Örneğin, hayatımızın vazgeçilmez bir parçası olan "antrepo", "antre", "garderop", "manifesto", "blanço" gibi kelimeler, köken olarak Latin dillerinden gelmekte ve günlük yaşamımızda yaygın bir şekilde kullanılmaktadır. Ancak, bu kelimelere karşı bir tepki gösterilmezken, dilimizde yüzyıllardır var olan ve kültürümüzle iç içe geçmiş Arapça ve Farsça kelimelere karşı gösterilen düşmanlık, dildeki yabancılaşmanın boyutlarını ortaya koyuyor.


Dil reformları, bir ulusun kimliğini ve bağımsızlığını yeniden inşa etme çabası olarak değerlendirilebilir. Ancak, bu çaba, bir yönüyle dilin ve kültürün kendi iç dinamiklerini göz ardı ederek, dışlayıcı bir şekilde yürütüldü. Bu dışlayıcı tavır, toplumda köklü bir kültürel ve dilsel kopuşa yol açtı. Batı’ya öykünme ve Doğu’dan uzaklaşma arzusu, dilimizdeki zenginliği azaltırken, aynı zamanda kültürel kimliğimizi de zayıflattı.

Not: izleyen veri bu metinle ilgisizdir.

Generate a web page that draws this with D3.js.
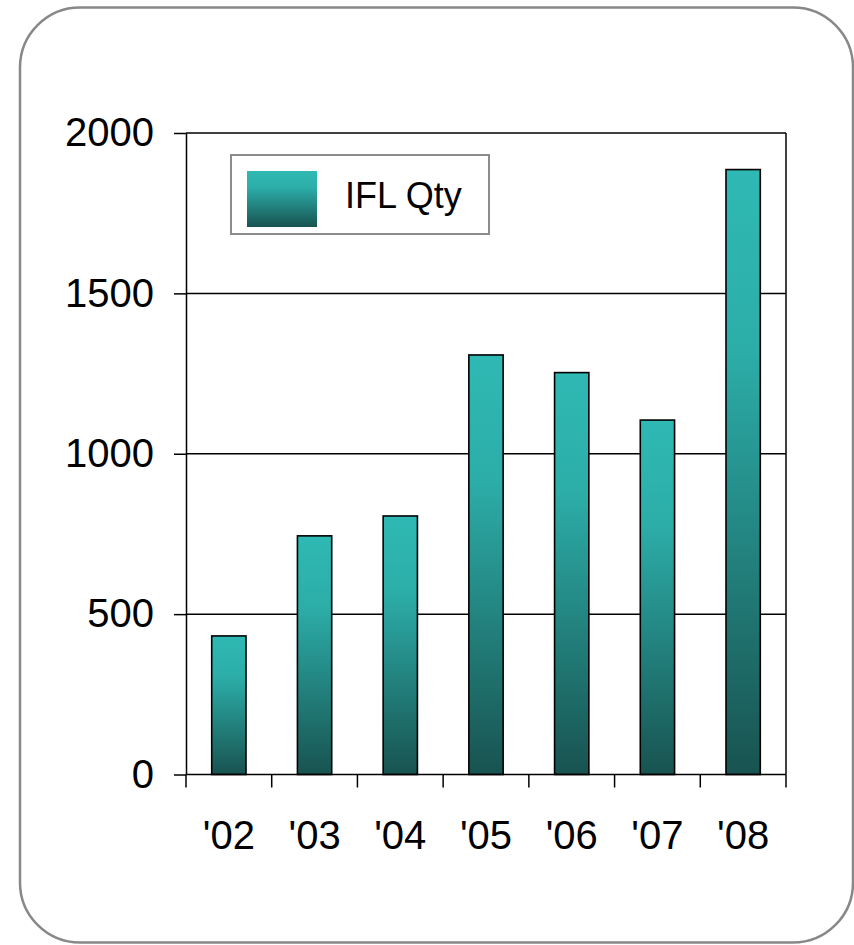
<!DOCTYPE html>
<html><head><meta charset="utf-8">
<script src="https://cdn.jsdelivr.net/npm/d3@7"></script>
<style>html,body{margin:0;padding:0;background:#fff;}svg{display:block;}</style>
</head><body>
<script>
const categories = ["'02","'03","'04","'05","'06","'07","'08"];
const values = [432, 744, 806, 1308, 1253, 1105, 1886];
const yTicks = [0, 500, 1000, 1500, 2000];
const seriesName = "IFL Qty";

(function(){
const W = 854, H = 945;
const font = "'Liberation Sans', Arial, Helvetica, sans-serif";
const svg = d3.select("body").append("svg").attr("width", W).attr("height", H);
const defs = svg.append("defs");
const grad = defs.append("linearGradient").attr("id","barGrad").attr("x1",0).attr("y1",0).attr("x2",0).attr("y2",1);
grad.append("stop").attr("offset","0%").attr("stop-color","#2fb9b4");
grad.append("stop").attr("offset","30%").attr("stop-color","#2cada8");
grad.append("stop").attr("offset","100%").attr("stop-color","#185350");

// outer rounded frame
svg.append("rect").attr("x",20).attr("y",7.5).attr("width",833).attr("height",935)
  .attr("rx",60).attr("ry",60).attr("fill","#fff").attr("stroke","#888").attr("stroke-width",2.5);

const pLeft = 186, pRight = 786, pTop = 133, pBottom = 774.5;
const x = d3.scaleBand().domain(categories).range([pLeft, pRight]).paddingInner(0.6).paddingOuter(0.3);
const y = d3.scaleLinear().domain([0, 2000]).range([pBottom, pTop]);

// grid lines
svg.append("g").selectAll("line").data(yTicks.filter(d=>d>0)).join("line")
  .attr("x1", pLeft).attr("x2", pRight).attr("y1", d=>y(d)).attr("y2", d=>y(d))
  .attr("stroke","#000").attr("stroke-width",1.5);
// right border
svg.append("line").attr("x1",pRight).attr("x2",pRight).attr("y1",pTop).attr("y2",pBottom)
  .attr("stroke","#000").attr("stroke-width",1.5);

// bars
svg.append("g").selectAll("rect").data(values).join("rect")
  .attr("x", (d,i)=>x(categories[i]))
  .attr("width", x.bandwidth())
  .attr("y", d=>y(d))
  .attr("height", d=>pBottom - y(d))
  .attr("fill","url(#barGrad)")
  .attr("stroke","#000").attr("stroke-width",1.6);

// y axis
const yAxis = d3.axisLeft(y).tickValues(yTicks).tickFormat(d3.format("d")).tickSize(12).tickPadding(20).tickSizeOuter(0);
const gy = svg.append("g").attr("transform",`translate(${pLeft},0)`).call(yAxis);
gy.select(".domain").attr("stroke","#000").attr("stroke-width",1.5);
gy.selectAll(".tick line").attr("stroke","#000").attr("stroke-width",1.5);
gy.selectAll(".tick text").attr("font-family",font).attr("font-size",40).attr("fill","#000");

// x axis
const xAxis = d3.axisBottom(x).tickSize(0).tickPadding(46).tickSizeOuter(0);
const gx = svg.append("g").attr("transform",`translate(0,${pBottom})`).call(xAxis);
gx.select(".domain").attr("stroke","#000").attr("stroke-width",1.5).attr("d",`M${pLeft},0H${pRight}`);
gx.selectAll(".tick text").attr("font-family",font).attr("font-size",40).attr("fill","#000");
// x boundary tick marks
const boundaries = d3.range(categories.length + 1).map(i => pLeft + i * (pRight - pLeft) / categories.length);
gx.append("g").selectAll("line").data(boundaries).join("line")
  .attr("x1", d=>d).attr("x2", d=>d).attr("y1",0).attr("y2",13)
  .attr("stroke","#000").attr("stroke-width",1.5);

// legend
const lg = svg.append("g");
lg.append("rect").attr("x",231).attr("y",155).attr("width",258).attr("height",79)
  .attr("fill","#fff").attr("stroke","#8c8c8c").attr("stroke-width",2);
lg.append("rect").attr("x",247).attr("y",171).attr("width",70).attr("height",56)
  .attr("fill","url(#barGrad)");
lg.append("text").attr("x",345).attr("y",208).text(seriesName)
  .attr("font-family",font).attr("font-size",36).attr("fill","#000");
})();
</script>
</body></html>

Dilimize yabancı kelimelerin girişini ve bu kelimelere karşı tutumumuzu anlamak için, bu kelimelerin hangi sosyal ve kültürel koşullarda benimsendiğine de bakmak gerekir. Osmanlı İmparatorluğu döneminde dilimize giren Arapça ve Farsça kelimeler, çoğunlukla İslami kültürün ve medeniyetin bir parçası olarak kabul edilmiştir. Bu kelimeler, dilimize bir zenginlik katarken, aynı zamanda bir kimlik inşası sürecine de hizmet etmiştir. Ancak Cumhuriyet döneminde bu kelimelere karşı takınılan tavır, İslam medeniyetinden kopma isteğinin bir yansıması olarak görülmelidir.

Öte yandan, Batı kökenli kelimelerin benimsenmesi, Batı'nın bilim, teknoloji ve kültürel üstünlüğüne duyulan hayranlıkla açıklanabilir. Bu kelimeler, modernleşmenin ve ilerlemenin sembolü olarak algılanmış ve dolayısıyla dilimize hızlı bir şekilde entegre edilmiştir. Ancak bu entegrasyon, dildeki zenginliğin tek taraflı bir şekilde gelişmesine yol açmış ve dilin doğuştan sahip olduğu çeşitlilik kaybolmuştur.